In een interview met De Pers zei de directeur van de WBS, Monika Sie Dhian Ho, dat er over twee onderwerpen wél overeenstemming is binnen de PvdA:
Het eerste is de rechtstaat: het beschermen van vrijheden, de scheiding van kerk en staat en tegelijk migranten beschermen, bijvoorbeeld met het recht om moslim te zijn. Het tweede is emancipatie: scholing, werk, daar zijn wij altijd van geweest.
Maar dat het vooral zit in een derde domein:
Sommigen zijn bereid offers te brengen in die culturele sfeer om die eerste twee integratieterreinen te verwezenlijken. Anderen niet. Voorbeeld van zo’n offer is dat je met moskeeën samenwerkt die ons eigenlijk te orthodox zijn. Of het niet erg vindt als straatcoaches geen hand geven. Maar de motivatie daarachter wordt onvoldoende duidelijk gemaakt: je bracht zo’n offer om te zorgen dat meisjes naar school kunnen. Of dat vrouwen niet meer mishandeld worden. Het gaat erom dat je de mensen achter de poorten van de moskee en achter de voordeuren vrij wilt maken.’
Het is duidelijk waar ik sta in dit debat: werk samen met moskeeën, stimuleer arbeidsparticipatie van migranten, steun de ontwikkeling van deze organisaties en spreek ze -waar nodig- aan op hun gedrag of mening zoals je dat ook met anderen doet. Iets anders zal niet leiden tot meer participatie, laat staan integratie: je zet dan de migranten onder curatele. Integratie is dan een loze kreet.

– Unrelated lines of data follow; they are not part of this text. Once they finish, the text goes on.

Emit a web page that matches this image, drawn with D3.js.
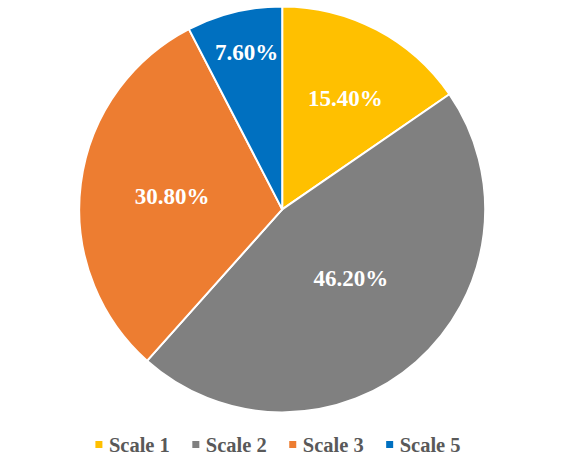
<!DOCTYPE html>
<html>
<head>
<meta charset="utf-8">
<script src="https://cdn.jsdelivr.net/npm/d3@7"></script>
<style>
  html, body { margin: 0; padding: 0; background: #fff; }
  svg { display: block; }
  svg text { font-family: "Liberation Serif", "Times New Roman", Tinos, serif; font-weight: bold; }
</style>
</head>
<body>
<svg id="chart" width="561" height="462"></svg>
<script>
// data
const categories = ["Scale 1", "Scale 2", "Scale 3", "Scale 5"];
const values = [15.4, 46.2, 30.8, 7.6];
const labels = ["15.40%", "46.20%", "30.80%", "7.60%"];
const colors = ["#FFC000", "#808080", "#ED7D31", "#0070C0"];

// label placement: fraction of radius + small angle nudge (deg), excel best fit look
const labelFrac = [0.632, 0.477, 0.547, 0.795];
const labelNudge = [1.8, -3.8, 0, 0.9];

const width = 561, height = 462;
const cx = 282.2, cy = 209.4, radius = 203;

const svg = d3.select("#chart");

const pie = d3.pie().sort(null).value(d => d.v);
const arcs = pie(values.map((v, i) => ({v: v, i: i})));

const arc = d3.arc().innerRadius(0).outerRadius(radius);

const g = svg.append("g").attr("transform", `translate(${cx},${cy})`);

g.selectAll("path.slice")
    .data(arcs)
    .enter().append("path")
    .attr("class", "slice")
    .attr("d", arc)
    .attr("fill", d => colors[d.data.i])
    .attr("stroke", "#fff")
    .attr("stroke-width", 2)
    .attr("stroke-linejoin", "round");

g.selectAll("text.lbl")
    .data(arcs)
    .enter().append("text")
    .attr("class", "lbl")
    .attr("transform", d => {
        const a = (d.startAngle + d.endAngle) / 2 + labelNudge[d.data.i] * Math.PI / 180;
        const r = radius * labelFrac[d.data.i];
        return `translate(${Math.sin(a) * r},${-Math.cos(a) * r})`;
    })
    .attr("text-anchor", "middle")
    .attr("dy", "0.35em")
    .attr("fill", "#fff")
    .attr("font-size", 23)
    .text(d => labels[d.data.i]);

// legend, centered under the pie
const legend = svg.append("g");
const sq = 7, gapText = 6.5, gapItem = 22.5;
let x = 0;
categories.forEach((c, i) => {
    const item = legend.append("g").attr("transform", `translate(${x},0)`);
    item.append("rect")
        .attr("x", 0).attr("y", -3.5)
        .attr("width", sq).attr("height", sq)
        .attr("fill", colors[i]);
    const t = item.append("text")
        .attr("x", sq + gapText)
        .attr("y", 0)
        .attr("dy", "0.35em")
        .attr("fill", "#595959")
        .attr("font-size", 20.5)
        .text(c);
    x += sq + gapText + t.node().getComputedTextLength() + gapItem;
});
const legendW = x - gapItem;
legend.attr("transform", `translate(${278 - legendW / 2},444.5)`);
</script>
</body>
</html>
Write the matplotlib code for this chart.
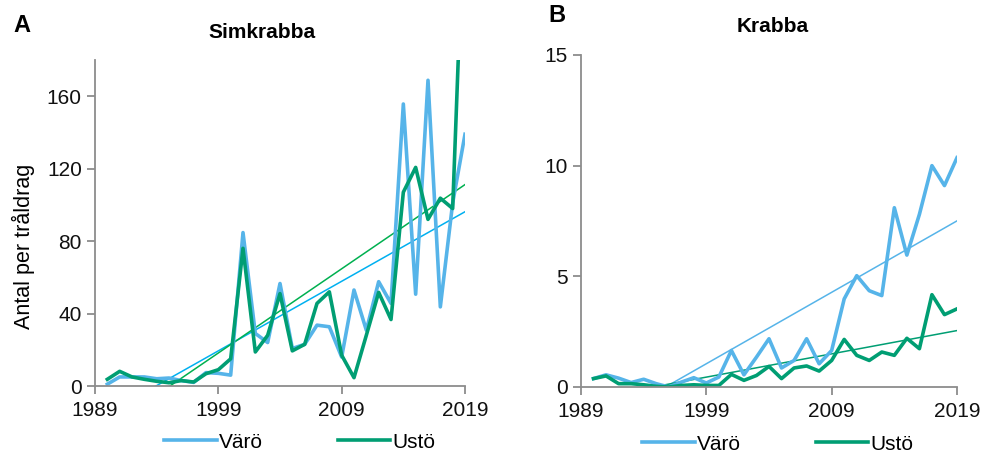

Maar er is nog wat: er zijn mensen die niet alleen een andere mening toegedaan zijn, maar zelfs vinden dat mensen verplicht moeten worden om handen te schudden of geen burka te dragen. Of, andersom geredeneerd, dat mensen die geen handen schudden of wel een burka dragen, bepaalde banen niet mogen krijgen. Ik ben het niet alleen met deze mensen niet eens omdat ik een andere analyse maak, maar ik vind het ook nog eens principieel een af te wijzen standpunt: ik vind niet dat het de taak van de overheid is om uitspraken te doen over hoe mensen zich moeten kleden, met wie ze handen moeten schudden, laat staan wat ze moeten denken.